Feb 9, 2022 - Economy

All eyes on SEC private equity transparency rules

A searchlight looking for a dollar sign

Illustration: Brendan Lynch/Axios

All private equity eyes today are on Washington, D.C., where the SEC will propose new transparency rules that would cover much of what the industry considers to be trade secret.

The big picture: The SEC is in charge of investor protection, no matter the type of investor, and believes that pension funds and other limited partners in private equity funds aren't always given adequate visibility.

  • Private equity, of course, would argue that its LP agreements are heavily-negotiated contracts between sophisticated investors. Or, put another way, leave us alone.

What's being proposed: The proposal would require covered funds to provide LPs with a quarterly statement that includes a "detailed accounting" of all fees and expenses paid by the fund during the period. It also would need to include compensation paid by portfolio companies to the general partner or any related parties.

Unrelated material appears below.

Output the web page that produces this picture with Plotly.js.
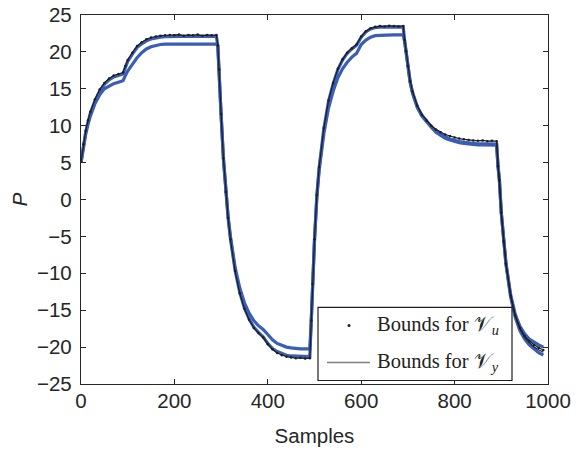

  • It also would require funds to undergo an annual financial statement audit, and to obtain a fairness opinion when seeking to execute a GP-led secondary transaction. There also would be new disclosure requirements related to cybersecurity breaches.
  • Side letters continue to be allowed, but there now would be new restrictions on permissible preferences and all LPs (including prospective ones) would need to be informed of preferential treatment being given to select LPs. This is an investor protection that may not go over great with certain, larger investors.

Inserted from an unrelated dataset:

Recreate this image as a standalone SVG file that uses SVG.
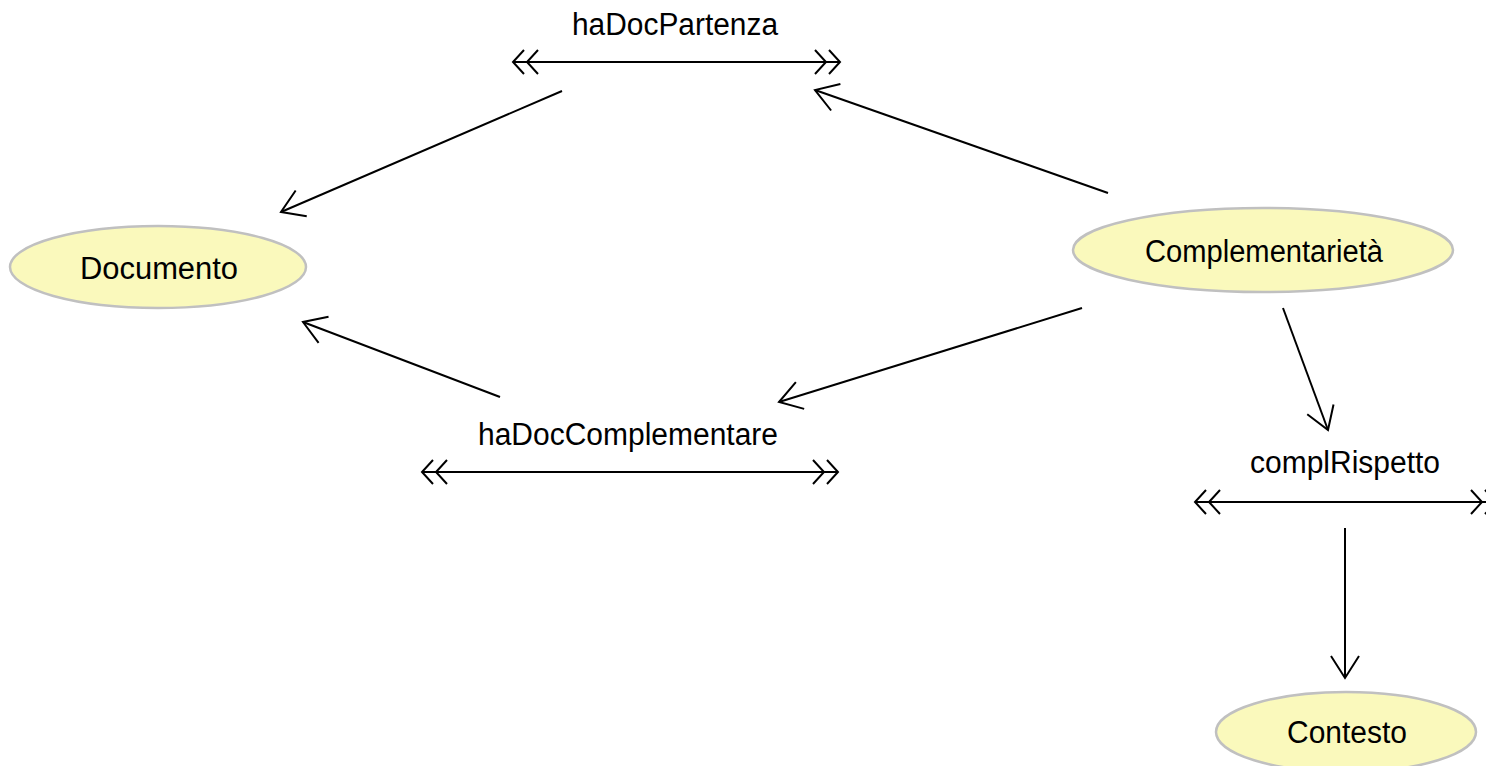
<svg xmlns="http://www.w3.org/2000/svg" width="1486" height="766" viewBox="0 0 1486 766">
<defs>
<style>
.node ellipse{fill:#FAF9BC;stroke:#C0C0C0;stroke-width:2.5}
text{font-family:"Liberation Sans",Arial,sans-serif;font-size:31px;fill:#000;text-anchor:middle}
.edge{stroke:#000;stroke-width:2;fill:none}
.chev{stroke:#000;stroke-width:2;fill:none}
</style>
<marker id="open" markerUnits="userSpaceOnUse" markerWidth="40" markerHeight="40" refX="0" refY="0" viewBox="-30 -20 40 40" orient="auto" overflow="visible">
<path d="M-22,-14 L0,0 L-22,14" fill="none" stroke="#000" stroke-width="2"/>
</marker>
</defs>
<rect width="1486" height="766" fill="#fff"/>
<g id="connectors">
<line class="edge" x1="513" y1="62" x2="840" y2="62"/>
<path class="chev" d="M524,50 L513,62 L524,74 M538,50 L527,62 L538,74 M829,50 L840,62 L829,74 M815,50 L826,62 L815,74"/>
<line class="edge" x1="562" y1="91" x2="281" y2="212" marker-end="url(#open)"/>
<line class="edge" x1="1108" y1="193" x2="815" y2="90" marker-end="url(#open)"/>
<line class="edge" x1="422" y1="472" x2="838" y2="472"/>
<path class="chev" d="M433,460 L422,472 L433,484 M447,460 L436,472 L447,484 M827,460 L838,472 L827,484 M813,460 L824,472 L813,484"/>
<line class="edge" x1="500" y1="397" x2="303" y2="322" marker-end="url(#open)"/>
<line class="edge" x1="1082" y1="308" x2="779" y2="402" marker-end="url(#open)"/>
<line class="edge" x1="1283" y1="308" x2="1328" y2="430" marker-end="url(#open)"/>
<line class="edge" x1="1195" y1="502" x2="1486" y2="502"/>
<path class="chev" d="M1206,490 L1195,502 L1206,514 M1220,490 L1209,502 L1220,514 M1471,490 L1482,502 L1471,514 M1485,490 L1496,502 L1485,514"/>
<line class="edge" x1="1345" y1="528" x2="1345" y2="678" marker-end="url(#open)"/>
</g>
<g id="label-haDocPartenza"><text x="675" y="35" textLength="206" lengthAdjust="spacingAndGlyphs">haDocPartenza</text></g>
<g id="label-haDocComplementare"><text x="628" y="445" textLength="300" lengthAdjust="spacingAndGlyphs">haDocComplementare</text></g>
<g id="label-complRispetto"><text x="1345" y="473" textLength="190" lengthAdjust="spacingAndGlyphs">complRispetto</text></g>
<g id="node-Documento" class="node">
<ellipse cx="158" cy="267" rx="148" ry="41"/>
<text x="159" y="279" textLength="158" lengthAdjust="spacingAndGlyphs">Documento</text>
</g>
<g id="node-Complementarieta" class="node">
<ellipse cx="1263" cy="250" rx="190" ry="42"/>
<text x="1264" y="262" textLength="238" lengthAdjust="spacingAndGlyphs">Complementarietà</text>
</g>
<g id="node-Contesto" class="node">
<ellipse cx="1346" cy="732" rx="130" ry="40"/>
<text x="1347" y="743" textLength="120" lengthAdjust="spacingAndGlyphs">Contesto</text>
</g>
</svg>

But wait, there's more: The SEC also wants to ban several PE fund fees and expenses charged to LPs and/or portfolio companies, which it believes are "contrary to the public interest and the protection of investors."

  • This includes accelerated monitoring fees, or any other expense tied to unperformed services.

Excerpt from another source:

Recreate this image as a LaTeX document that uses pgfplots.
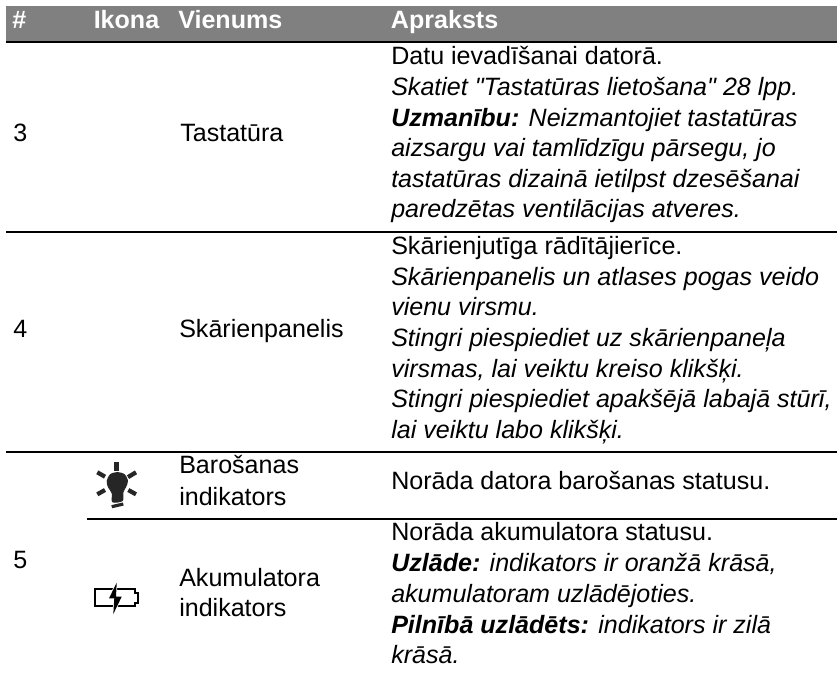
\documentclass[border=0pt]{standalone}
\usepackage{fontspec}
\setmainfont[Ligatures=TeXOff]{Liberation Sans}
\usepackage{pgfplots}
\pgfplotsset{compat=1.18}
\definecolor{hdr}{HTML}{808080}
\newcommand{\fs}{\fontsize{18.8pt}{22pt}\selectfont}
\newcommand{\T}[3]{\node[anchor=base west,inner sep=0pt,font=\fs,text=black] at (axis cs:#1,#2) {#3};}
\newcommand{\HD}[2]{\node[anchor=base west,inner sep=0pt,font=\fs\bfseries,text=white] at (axis cs:#1,28.5) {#2};}
\newcommand{\BI}[1]{{\bfseries #1}}
\begin{document}
\begin{tikzpicture}
\useasboundingbox (0,0) rectangle (627.75pt,507pt);
\begin{axis}[
  at={(0,0)},anchor=south west,
  width=627.75pt,height=507pt,scale only axis,
  xmin=0,xmax=837,ymin=0,ymax=676,y dir=reverse,
  hide axis,clip=false]
% header band
\addplot[fill=hdr,draw=none] coordinates {(6,6) (837,6) (837,41) (6,41)} -- cycle;
% rules
\addplot[black,line width=1.5pt] coordinates {(6,42) (837,42)};
\addplot[black,line width=1.5pt] coordinates {(6,231.7) (837,231.7)};
\addplot[black,line width=1.5pt] coordinates {(6,452) (837,452)};
\addplot[black,line width=1.5pt] coordinates {(87,519) (837,519)};
% bulb icon
\addplot[fill=black!85,draw=none,smooth cycle,tension=0.5] coordinates {(117.4,472) (124.7,474.3) (128,481) (126,487.3) (123.4,492.3) (122.7,501) (112.4,502.3) (111.7,493.3) (108,487.3) (106.7,481) (110,474.3)};
\addplot[black!85,line width=3.4pt] coordinates {(116.7,462.3) (116.7,470.5)};
\addplot[black!85,line width=3.2pt] coordinates {(97.3,472.3) (105,476.7)};
\addplot[black!85,line width=3.2pt] coordinates {(136,472.3) (128,477.1)};
\addplot[black!85,line width=3.2pt] coordinates {(97.3,494.3) (105,490)};
\addplot[black!85,line width=3.2pt] coordinates {(136,494.3) (128.3,490)};
\addplot[black!85,line width=2.4pt] coordinates {(111.7,506.7) (123.3,504)};
% battery icon
\addplot[black,line width=1.3pt] coordinates {(95,589.3) (135,589.3) (135,592.7) (138.3,592.7) (138.3,602.7) (135,602.7) (135,606) (95,606)} -- cycle;
\addplot[fill=black,draw=white,line width=1.2pt] coordinates {(116.7,582.7) (109,598.3) (114.3,598.3) (113.3,614) (121.7,596.7) (116,596.7)} -- cycle;
\addplot[fill=black,draw=none] coordinates {(116.7,582.7) (109,598.3) (114.3,598.3) (113.3,614) (121.7,596.7) (116,596.7)} -- cycle;
% header
\HD{12}{\#}
\HD{93.5}{Ikona}
\HD{178}{Vienums}
\HD{390.7}{Apraksts}
% row 3
\T{13}{141}{3}
\T{180}{141}{Tastatūra}
\T{391}{64}{Datu ievadīšanai datorā.}
\T{391}{95}{\itshape Skatiet "Tastatūras lietošana" 28 lpp.}
\T{391}{126}{\itshape\BI{Uzmanību:} Neizmantojiet tastatūras}
\T{391}{156.6}{\itshape aizsargu vai tamlīdzīgu pārsegu, jo}
\T{391}{187}{\itshape tastatūras dizainā ietilpst dzesēšanai}
\T{391}{217.5}{\itshape paredzētas ventilācijas atveres.}
% row 4
\T{13}{337}{4}
\T{179}{337}{Skārienpanelis}
\T{391}{254.5}{Skārienjutīga rādītājierīce.}
\T{391}{285}{\itshape Skārienpanelis un atlases pogas veido}
\T{391}{315.7}{\itshape vienu virsmu.}
\T{391}{346.7}{\itshape Stingri piespiediet uz skārienpaneļa}
\T{391}{377}{\itshape virsmas, lai veiktu kreiso klikšķi.}
\T{391}{407.7}{\itshape Stingri piespiediet apakšējā labajā stūrī,}
\T{391}{438.3}{\itshape lai veiktu labo klikšķi.}
% row 5
\T{13}{568}{5}
\T{179}{473.3}{Barošanas}
\T{179}{505}{indikators}
\T{179}{586.7}{Akumulatora}
\T{179}{616.7}{indikators}
\T{391}{489}{Norāda datora barošanas statusu.}
\T{391}{540.7}{Norāda akumulatora statusu.}
\T{391}{571.7}{\itshape\BI{Uzlāde:} indikators ir oranžā krāsā,}
\T{391}{602}{\itshape akumulatoram uzlādējoties.}
\T{391}{633}{\itshape\BI{Pilnībā uzlādēts:} indikators ir zilā}
\T{391}{663}{\itshape krāsā.}
\end{axis}
\end{tikzpicture}
\end{document}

Would this also impact VC funds? Yes, it would seem to.

Unrelated actions: The SEC today also will propose shortening standard settlement cycles for securities transactions to T+1 from T+2 (an issue that came up during last year's Robinhood/GameStop situation). Tomorrow the SEC will discuss updating its "accredited investor" definition.

The bottom line: This is the SEC's second major PE transparency push in as many months, following the Form PF proposal, as the industry appears to have outgrown the shadows.